Problem ::
Pictures in the entries below are excluded; copy only the lines from the one containing "Convert this chart" to the one containing "0.045, 0, 0, 0, 0, 0, 0, 0, 0, 0]", both included.

▼▼▼

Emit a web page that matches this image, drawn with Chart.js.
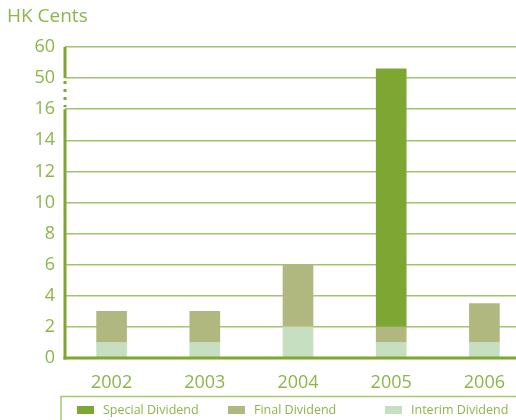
<!DOCTYPE html>
<html>
<head>
<meta charset="utf-8">
<script src="https://cdn.jsdelivr.net/npm/chart.js@4"></script>
<style>
  html, body { margin: 0; padding: 0; overflow: hidden; background: #fff; }
  #wrap { position: relative; width: 531px; height: 420px; }
</style>
</head>
<body>
<div id="wrap"><canvas id="myChart"></canvas></div>
<script>
var years = ['2002', '2003', '2004', '2005', '2006'];
var interim = [1, 1, 2, 1, 1];
var finalDiv = [2, 2, 4, 1, 2.5];
var special = [0, 0, 0, 51, 0];
var tickLabels = ['0', '2', '4', '6', '8', '10', '12', '14', '16', '50', '60'];

var green = '#8db54a';
var font = '"Open Sans", "DejaVu Sans", sans-serif';

// broken axis: 0..16 linear, then 50 and 60 one step each above 16
function axisPos(v) {
    if (v <= 16) return v;
    return 18 + (v - 50) / 5;
}

function floating(parts) {
    var out = [];
    for (var i = 0; i < years.length; i++) {
        var base = 0;
        for (var k = 0; k < parts.length - 1; k++) base += parts[k][i];
        var top = base + parts[parts.length - 1][i];
        out.push(top > base ? [axisPos(base), axisPos(top)] : null);
    }
    return out;
}

var legendAndAxes = {
    id: 'legendAndAxes',
    afterDatasetsDraw: function (chart) {
        var ctx = chart.ctx;
        var y = chart.scales.y;
        var area = chart.chartArea;
        ctx.save();
        // left axis with break
        ctx.strokeStyle = '#7fa632';
        ctx.lineWidth = 3;
        ctx.beginPath();
        ctx.moveTo(area.left, y.getPixelForValue(20));
        ctx.lineTo(area.left, y.getPixelForValue(18));
        ctx.moveTo(area.left, y.getPixelForValue(16));
        ctx.lineTo(area.left, area.bottom + 1.5);
        ctx.stroke();
        ctx.setLineDash([3, 5]);
        ctx.beginPath();
        ctx.moveTo(area.left, y.getPixelForValue(18) + 3);
        ctx.lineTo(area.left, y.getPixelForValue(16) - 2);
        ctx.stroke();
        ctx.setLineDash([]);
        // bottom axis
        ctx.beginPath();
        ctx.moveTo(area.left - 1.5, area.bottom);
        ctx.lineTo(516, area.bottom);
        ctx.stroke();
        // unit label
        ctx.fillStyle = green;
        ctx.font = '19px ' + font;
        ctx.textBaseline = 'middle';
        ctx.textAlign = 'left';
        ctx.fillText('HK Cents', 7, 17);
        // legend box
        ctx.strokeStyle = '#a9c67b';
        ctx.lineWidth = 1.5;
        ctx.beginPath();
        ctx.moveTo(61, 421);
        ctx.lineTo(61, 396.5);
        ctx.lineTo(520, 396.5);
        ctx.stroke();
        var xs = [77, 228, 385];
        var order = [2, 1, 0];
        ctx.font = '12.5px ' + font;
        order.forEach(function (di, j) {
            var ds = chart.data.datasets[di];
            ctx.fillStyle = ds.backgroundColor;
            ctx.fillRect(xs[j], 406, 17, 8);
            ctx.fillStyle = green;
            ctx.fillText(ds.label, xs[j] + 26, 410);
        });
        ctx.restore();
    }
};

var ctx = document.getElementById('myChart').getContext('2d');
var myChart = new Chart(ctx, {
    type: 'bar',
    data: {
        labels: years,
        datasets: [
            { label: 'Interim Dividend', data: floating([interim]), backgroundColor: '#c6dfc0' },
            { label: 'Final Dividend', data: floating([interim, finalDiv]), backgroundColor: '#b0b87f' },
            { label: 'Special Dividend', data: floating([interim, finalDiv, special]), backgroundColor: '#7da732' }
        ]
    },
    options: {
        responsive: true,
        maintainAspectRatio: false,
        animation: false,
        layout: { padding: { top: 47, left: 0, right: 0, bottom: 0 } },
        datasets: { bar: { barThickness: 30, borderWidth: 0 } },
        plugins: { legend: { display: false }, tooltip: { enabled: false } },
        scales: {
            x: {
                stacked: true,
                grid: { display: false },
                border: { display: false },
                ticks: { color: green, font: { size: 18, family: font }, padding: 6 },
                afterFit: function (scale) { scale.height = 62; }
            },
            y: {
                min: 0, max: 20,
                grid: { color: '#a3c46c', lineWidth: 1.5, drawTicks: false },
                border: { display: false },
                ticks: {
                    stepSize: 2,
                    color: green,
                    font: { size: 18, family: font },
                    padding: 10,
                    callback: function (v, i) { return tickLabels[i]; }
                },
                afterFit: function (scale) { scale.width = 65; }
            }
        }
    },
    plugins: [legendAndAxes]
});
</script>
</body>
</html>
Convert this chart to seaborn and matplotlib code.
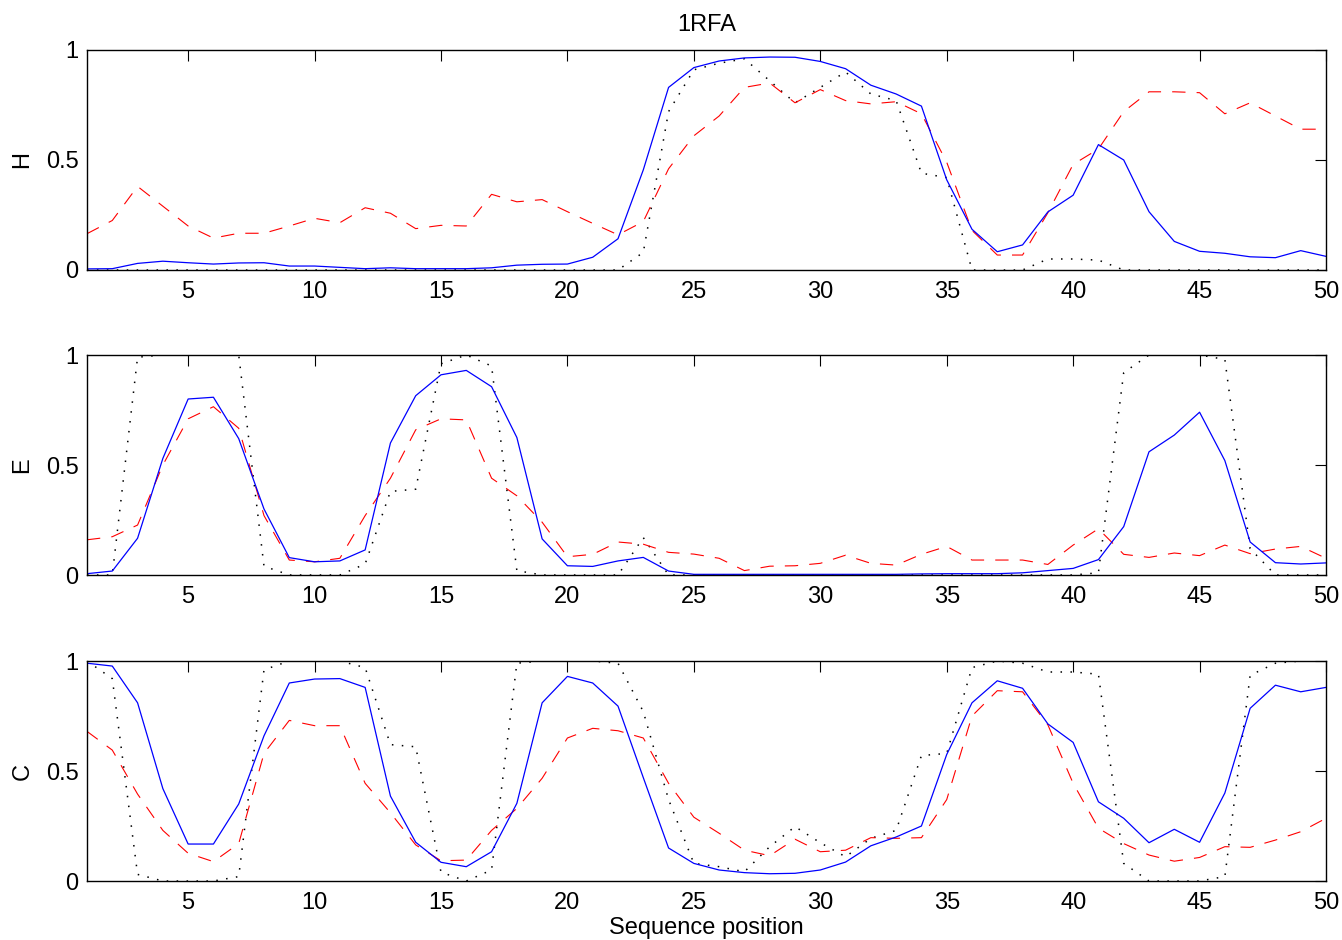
import numpy as np
import matplotlib
matplotlib.use('Agg')
import matplotlib.pyplot as plt
import seaborn as sns

# sequence positions
pos = np.arange(1, 51)

# H (helix): predicted (solid), second prediction (dashed), observed (dotted)
h_pred = [0.005, 0.006, 0.03, 0.04, 0.033, 0.027, 0.032, 0.033, 0.018, 0.018,
          0.012, 0.006, 0.01, 0.006, 0.006, 0.006, 0.01, 0.022, 0.026, 0.027,
          0.058, 0.142, 0.455, 0.83, 0.92, 0.95, 0.964, 0.968, 0.967, 0.948,
          0.915, 0.84, 0.80, 0.745, 0.41, 0.185, 0.083, 0.114, 0.264, 0.34,
          0.57, 0.50, 0.265, 0.13, 0.085, 0.076, 0.06, 0.056, 0.088, 0.062]
h_alt = [0.165, 0.225, 0.38, 0.29, 0.20, 0.145, 0.167, 0.167, 0.20, 0.235,
         0.215, 0.283, 0.258, 0.188, 0.203, 0.20, 0.344, 0.31, 0.32, 0.265,
         0.212, 0.16, 0.22, 0.46, 0.61, 0.70, 0.83, 0.85, 0.76, 0.82,
         0.77, 0.755, 0.765, 0.71, 0.49, 0.18, 0.068, 0.068, 0.26, 0.48,
         0.55, 0.72, 0.81, 0.81, 0.806, 0.71, 0.76, 0.70, 0.64, 0.64]
h_obs = [0, 0, 0, 0, 0, 0, 0, 0, 0, 0,
         0, 0, 0, 0, 0, 0, 0, 0, 0, 0,
         0, 0, 0.08, 0.72, 0.91, 0.94, 0.96, 0.86, 0.76, 0.83,
         0.90, 0.80, 0.77, 0.44, 0.42, 0, 0, 0, 0.05, 0.05,
         0.045, 0, 0, 0, 0, 0, 0, 0, 0, 0]

# E (strand)
e_pred = [0.006, 0.018, 0.167, 0.53, 0.80, 0.808, 0.62, 0.30, 0.079, 0.06,
          0.064, 0.114, 0.60, 0.815, 0.91, 0.93, 0.856, 0.625, 0.164, 0.042,
          0.039, 0.064, 0.08, 0.018, 0.003, 0.003, 0.003, 0.003, 0.003, 0.003,
          0.003, 0.003, 0.003, 0.005, 0.006, 0.006, 0.006, 0.01, 0.02, 0.03,
          0.07, 0.22, 0.56, 0.636, 0.74, 0.52, 0.15, 0.056, 0.05, 0.055]
e_alt = [0.16, 0.174, 0.227, 0.50, 0.71, 0.765, 0.667, 0.27, 0.068, 0.06,
         0.076, 0.27, 0.44, 0.66, 0.71, 0.705, 0.44, 0.36, 0.24, 0.083,
         0.094, 0.15, 0.14, 0.103, 0.095, 0.076, 0.02, 0.04, 0.042, 0.053,
         0.09, 0.053, 0.045, 0.094, 0.13, 0.068, 0.068, 0.068, 0.048, 0.136,
         0.21, 0.094, 0.08, 0.10, 0.088, 0.136, 0.097, 0.118, 0.13, 0.076]
e_obs = [0, 0, 0.99, 1, 1, 1, 1, 0.04, 0, 0,
         0, 0.05, 0.38, 0.39, 0.96, 1, 0.95, 0.02, 0, 0,
         0, 0, 0.17, 0, 0, 0, 0, 0, 0, 0,
         0, 0, 0, 0, 0, 0, 0, 0, 0, 0,
         0.01, 0.92, 1, 1, 1, 0.98, 0.12, 0, 0, 0]

# C (coil)
c_pred = [0.99, 0.977, 0.81, 0.42, 0.168, 0.168, 0.35, 0.66, 0.90, 0.918,
          0.92, 0.88, 0.386, 0.176, 0.085, 0.065, 0.133, 0.353, 0.81, 0.93,
          0.90, 0.795, 0.47, 0.15, 0.08, 0.05, 0.038, 0.033, 0.035, 0.05,
          0.086, 0.16, 0.20, 0.25, 0.575, 0.81, 0.91, 0.876, 0.714, 0.63,
          0.36, 0.285, 0.174, 0.235, 0.176, 0.40, 0.785, 0.89, 0.86, 0.88]
c_alt = [0.68, 0.595, 0.395, 0.23, 0.126, 0.088, 0.17, 0.58, 0.73, 0.706,
         0.706, 0.444, 0.31, 0.164, 0.092, 0.095, 0.23, 0.33, 0.467, 0.65,
         0.694, 0.683, 0.65, 0.444, 0.29, 0.217, 0.14, 0.115, 0.19, 0.133,
         0.14, 0.197, 0.194, 0.197, 0.37, 0.75, 0.865, 0.86, 0.71, 0.444,
         0.24, 0.17, 0.118, 0.09, 0.107, 0.156, 0.153, 0.186, 0.224, 0.285]
c_obs = [1.0, 0.92, 0.03, 0, 0, 0, 0.02, 0.96, 1, 1,
         1, 0.97, 0.62, 0.61, 0.04, 0, 0.05, 0.99, 1, 1,
         1, 0.99, 0.77, 0.37, 0.08, 0.065, 0.042, 0.156, 0.247, 0.174,
         0.11, 0.194, 0.23, 0.57, 0.58, 0.97, 1, 0.99, 0.95, 0.95,
         0.94, 0.08, 0, 0, 0, 0.02, 0.935, 0.99, 1, 1]

panels = [('H', h_pred, h_alt, h_obs),
          ('E', e_pred, e_alt, e_obs),
          ('C', c_pred, c_alt, c_obs)]

sns.set_style('white')
plt.rcParams['font.family'] = ['Liberation Sans', 'DejaVu Sans']
plt.rcParams['font.size'] = 17
plt.rcParams['text.color'] = 'k'
plt.rcParams['axes.labelcolor'] = 'k'

fig = plt.figure(figsize=(13.42, 9.4), dpi=100)
left, width = 87 / 1342, (1326 - 87) / 1342
tops = [50, 355, 661]
height = 220 / 940

for (name, pred, alt, obs), top in zip(panels, tops):
    ax = fig.add_axes([left, 1 - (top + 220) / 940, width, height])
    sns.lineplot(x=pos, y=obs, ax=ax, color='k', lw=1.1,
                 linestyle=(0, (1, 5.5)))
    sns.lineplot(x=pos, y=alt, ax=ax, color='r', lw=0.8,
                 linestyle=(0, (12, 10)))
    sns.lineplot(x=pos, y=pred, ax=ax, color='b', lw=0.9)
    ax.set_xlim(1, 50)
    ax.set_ylim(0, 1)
    ax.set_xticks(range(5, 51, 5))
    ax.set_yticks([0, 0.5, 1])
    ax.set_yticklabels(['0', '0.5', '1'])
    ax.tick_params(direction='in', top=True, right=True, length=8,
                   width=0.8, labelsize=17, colors='k')
    ax.tick_params(axis='x', pad=8)
    ax.tick_params(axis='y', pad=6)
    for sp in ax.spines.values():
        sp.set_color('k')
        sp.set_linewidth(1.0)
    ax.set_ylabel(name, fontsize=17, labelpad=9)
    ax.set_xlabel('')
    if name == 'H':
        ax.set_title('1RFA', fontsize=17, pad=14)
    if name == 'C':
        ax.set_xlabel('Sequence position', fontsize=17, labelpad=2)

fig.savefig('out.png', dpi=100)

▲▲▲

Exercise solution ::
Convert this chart to seaborn and matplotlib code.
import numpy as np
import matplotlib
matplotlib.use('Agg')
import matplotlib.pyplot as plt
import seaborn as sns

# sequence positions
pos = np.arange(1, 51)

# H (helix): predicted (solid), second prediction (dashed), observed (dotted)
h_pred = [0.005, 0.006, 0.03, 0.04, 0.033, 0.027, 0.032, 0.033, 0.018, 0.018,
          0.012, 0.006, 0.01, 0.006, 0.006, 0.006, 0.01, 0.022, 0.026, 0.027,
          0.058, 0.142, 0.455, 0.83, 0.92, 0.95, 0.964, 0.968, 0.967, 0.948,
          0.915, 0.84, 0.80, 0.745, 0.41, 0.185, 0.083, 0.114, 0.264, 0.34,
          0.57, 0.50, 0.265, 0.13, 0.085, 0.076, 0.06, 0.056, 0.088, 0.062]
h_alt = [0.165, 0.225, 0.38, 0.29, 0.20, 0.145, 0.167, 0.167, 0.20, 0.235,
         0.215, 0.283, 0.258, 0.188, 0.203, 0.20, 0.344, 0.31, 0.32, 0.265,
         0.212, 0.16, 0.22, 0.46, 0.61, 0.70, 0.83, 0.85, 0.76, 0.82,
         0.77, 0.755, 0.765, 0.71, 0.49, 0.18, 0.068, 0.068, 0.26, 0.48,
         0.55, 0.72, 0.81, 0.81, 0.806, 0.71, 0.76, 0.70, 0.64, 0.64]
h_obs = [0, 0, 0, 0, 0, 0, 0, 0, 0, 0,
         0, 0, 0, 0, 0, 0, 0, 0, 0, 0,
         0, 0, 0.08, 0.72, 0.91, 0.94, 0.96, 0.86, 0.76, 0.83,
         0.90, 0.80, 0.77, 0.44, 0.42, 0, 0, 0, 0.05, 0.05,
         0.045, 0, 0, 0, 0, 0, 0, 0, 0, 0]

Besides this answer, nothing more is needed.